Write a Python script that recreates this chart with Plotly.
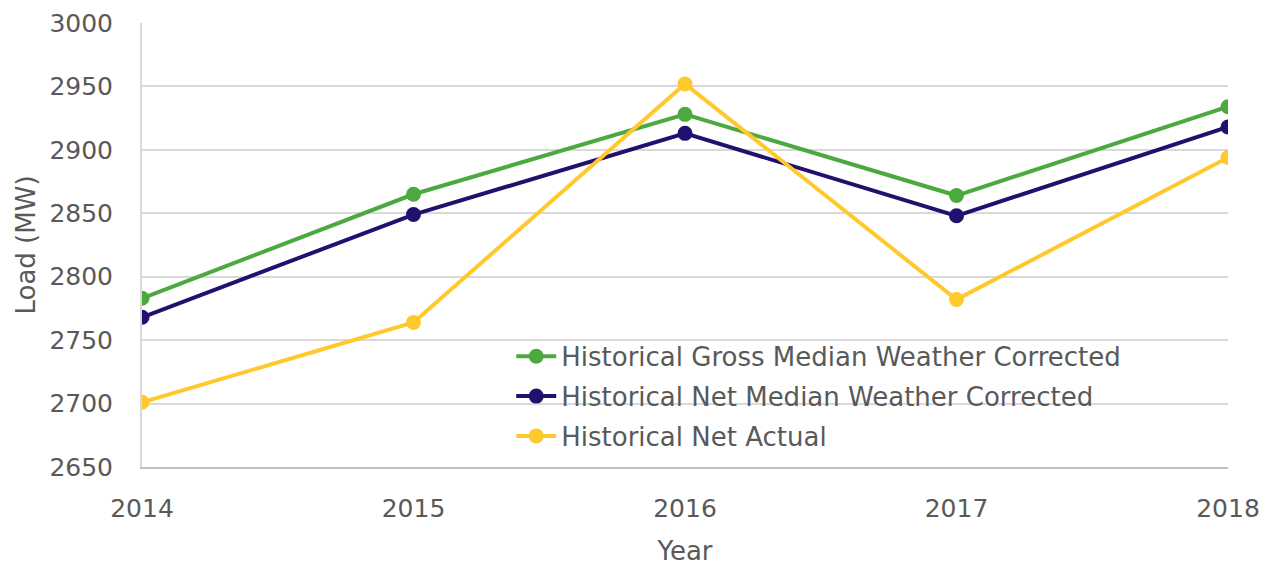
import plotly.graph_objs as go

years = [2014, 2015, 2016, 2017, 2018]
gross_wc = [2783, 2865, 2928, 2864, 2934]
net_wc = [2768, 2849, 2913, 2848, 2918]
net_actual = [2701, 2764, 2952, 2782, 2894]

series = [
    ("Historical Gross Median Weather Corrected", gross_wc, "#4BA93F"),
    ("Historical Net Median Weather Corrected", net_wc, "#22106E"),
    ("Historical Net Actual", net_actual, "#FFC92E"),
]

fig = go.Figure()
for i, (name, vals, colour) in enumerate(series):
    fig.add_trace(
        go.Scatter(
            x = years,
            y = vals,
            name = name,
            mode = "lines+markers",
            line = dict(color = colour, width = 4),
            marker = dict(color = colour, size = 15),
            legendgroup = "g{}".format(i),
        )
    )

font_family = "DejaVu Sans, Verdana, sans-serif"
grey = "#595959"

# page body has an 8px margin, so the margins are offset to compensate
fig.update_layout(
    width = 1274,
    height = 564,
    plot_bgcolor = "white",
    paper_bgcolor = "white",
    margin = dict(l = 134, r = 54, t = 15, b = 105, autoexpand = False),
    font = dict(family = font_family, size = 25, color = grey),
    legend = dict(
        x = 0.34, y = 0.302, xanchor = "left", yanchor = "top",
        bgcolor = "rgba(0,0,0,0)", tracegroupgap = 3, itemwidth = 40,
        font = dict(size = 26, color = grey),
    ),
)
fig.update_xaxes(
    range = [2014, 2018],
    tickvals = years,
    showgrid = False,
    showline = True, linecolor = "#BFBFBF", linewidth = 2,
    ticks = "", ticklabelstandoff = 18,
    title = dict(text = "Year", standoff = 20, font = dict(size = 26)),
    zeroline = False,
)
fig.update_yaxes(
    range = [2650, 3000],
    dtick = 50,
    showgrid = True, gridcolor = "#D9D9D9", gridwidth = 2,
    showline = True, linecolor = "#D9D9D9", linewidth = 2,
    ticks = "", ticklabelstandoff = 22,
    title = dict(text = "Load (MW)", standoff = 6, font = dict(size = 26)),
    zeroline = False,
)

fig.write_html("out.html")
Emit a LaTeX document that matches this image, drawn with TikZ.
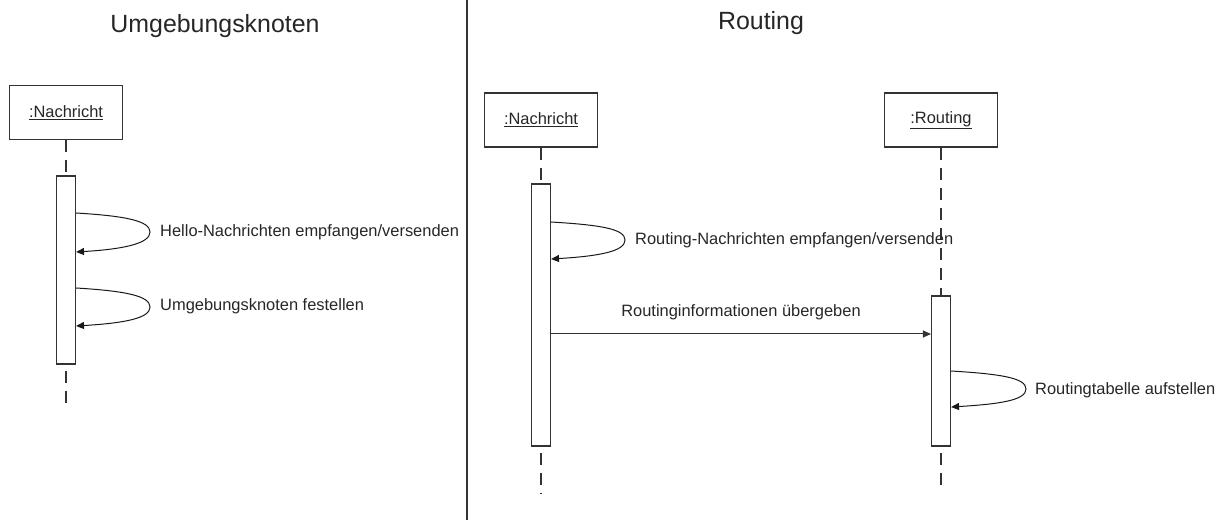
\documentclass[tikz,border=0pt]{standalone}
\usepackage{fontspec}
\setmainfont{Liberation Sans}
\usetikzlibrary{arrows.meta,positioning}

\tikzset{
  lifebox/.style={draw=black!80,line width=1.1bp,minimum width=113bp,minimum height=54bp,
                  inner sep=0pt,font=\fontsize{16.5}{20}\selectfont,text=black!85},
  activebar/.style={draw=black!80,fill=white,line width=1.1bp,minimum width=19bp,inner sep=0pt},
  lifeline/.style={draw=black!80,line width=1.1bp,dash pattern=on 12bp off 8bp},
  selfmsg/.style={draw=black!90,line width=1bp,-{Triangle[length=8bp,width=7bp]}},
  msg/.style={draw=black!80,line width=1bp,-{Triangle[length=8bp,width=7bp]}},
  msglabel/.style={font=\fontsize{16.5}{20}\selectfont,text=black!85,inner sep=0pt},
  heading/.style={font=\fontsize{25}{30}\selectfont,text=black!85,inner sep=0pt,anchor=base}
}

\begin{document}
\begin{tikzpicture}[x=1bp,y=-1bp]
  \useasboundingbox (0,0) rectangle (1227,520);

  % headings and divider
  \node[heading] (tleft)  at (215,33) {Umgebungsknoten};
  \node[heading] (tright) at (761,30) {Routing};
  \draw[black!80,line width=1.2bp] (467,0) -- (467,520);

  % objects
  \node[lifebox] (lobj) at (66,112.5)  {\underline{:Nachricht}};
  \node[lifebox] (mobj) at (541,120)   {\underline{:Nachricht}};
  \node[lifebox] (robj) at (941,120)   {\underline{:Routing}};

  % activation bars
  \node[activebar,minimum height=188bp] (lbar) at (66,270) {};
  \node[activebar,minimum height=262bp] (mbar) at (541,315) {};
  \node[activebar,minimum height=150bp] (rbar) at (941,371) {};

  % lifelines, above and below the bars
  \coordinate (lend) at (66,403);
  \coordinate (mend) at (541,493);
  \coordinate (rend) at (941,492);
  \draw[lifeline] (lobj.south) -- (lbar.north);
  \draw[lifeline] (mobj.south) -- (mbar.north);
  \draw[lifeline] (robj.south) -- (rbar.north);
  \draw[lifeline] (lbar.south) ++(0,6) -- (lend);
  \draw[lifeline] (mbar.south) ++(0,6) -- (mend);
  \draw[lifeline] (rbar.south) ++(0,6) -- (rend);

  % left: self messages
  \coordinate (l1s) at (lbar.east |- 0,213);
  \coordinate (l1t) at (150,232);
  \coordinate (l1e) at (lbar.east |- 0,252);
  \draw[selfmsg] (l1s) .. controls +(50,3) and +(0,-11) .. (l1t)
                       .. controls +(0,11) and +(50,-3) .. (l1e);
  \node[msglabel,anchor=base west] (l1lab) at (160,237) {Hello-Nachrichten empfangen/versenden};

  \coordinate (l2s) at (lbar.east |- 0,288);
  \coordinate (l2t) at (150,307);
  \coordinate (l2e) at (lbar.east |- 0,326);
  \draw[selfmsg] (l2s) .. controls +(50,3) and +(0,-11) .. (l2t)
                       .. controls +(0,11) and +(50,-3) .. (l2e);
  \node[msglabel,anchor=base west] (l2lab) at (160,311) {Umgebungsknoten festellen};

  % right: self message on :Nachricht
  \coordinate (m1s) at (mbar.east |- 0,222);
  \coordinate (m1t) at (625,240);
  \coordinate (m1e) at (mbar.east |- 0,259);
  \draw[selfmsg] (m1s) .. controls +(50,3) and +(0,-11) .. (m1t)
                       .. controls +(0,11) and +(50,-3) .. (m1e);
  \node[msglabel,anchor=base west] (m1lab) at (635,245) {Routing-Nachrichten empfangen/versenden};

  % message to :Routing
  \draw[msg] (mbar.east |- 0,334) -- (rbar.west |- 0,334)
     node[msglabel,midway,above=13.5bp] (m2lab) {Routinginformationen übergeben};

  % right: self message on :Routing
  \coordinate (r1s) at (rbar.east |- 0,371);
  \coordinate (r1t) at (1026,389);
  \coordinate (r1e) at (rbar.east |- 0,407);
  \draw[selfmsg] (r1s) .. controls +(50,3) and +(0,-11) .. (r1t)
                       .. controls +(0,11) and +(50,-3) .. (r1e);
  \node[msglabel,anchor=base west] (r1lab) at (1035,394) {Routingtabelle aufstellen};
\end{tikzpicture}
\end{document}
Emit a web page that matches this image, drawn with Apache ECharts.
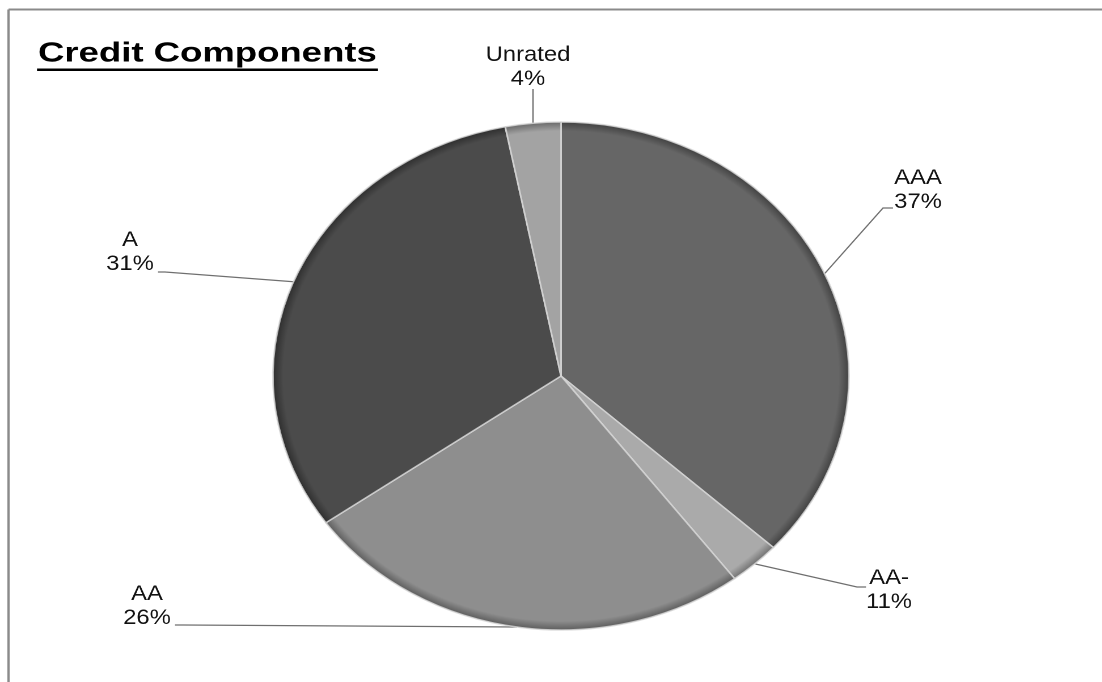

● **The task**:
Return each line in the records that holds the string "with".

● **Exercise solution**:
Write a Python script that recreates this chart with Plotly.
Emit a LaTeX document that matches this image, drawn with TikZ.
Emit a web page that matches this image, drawn with Apache ECharts.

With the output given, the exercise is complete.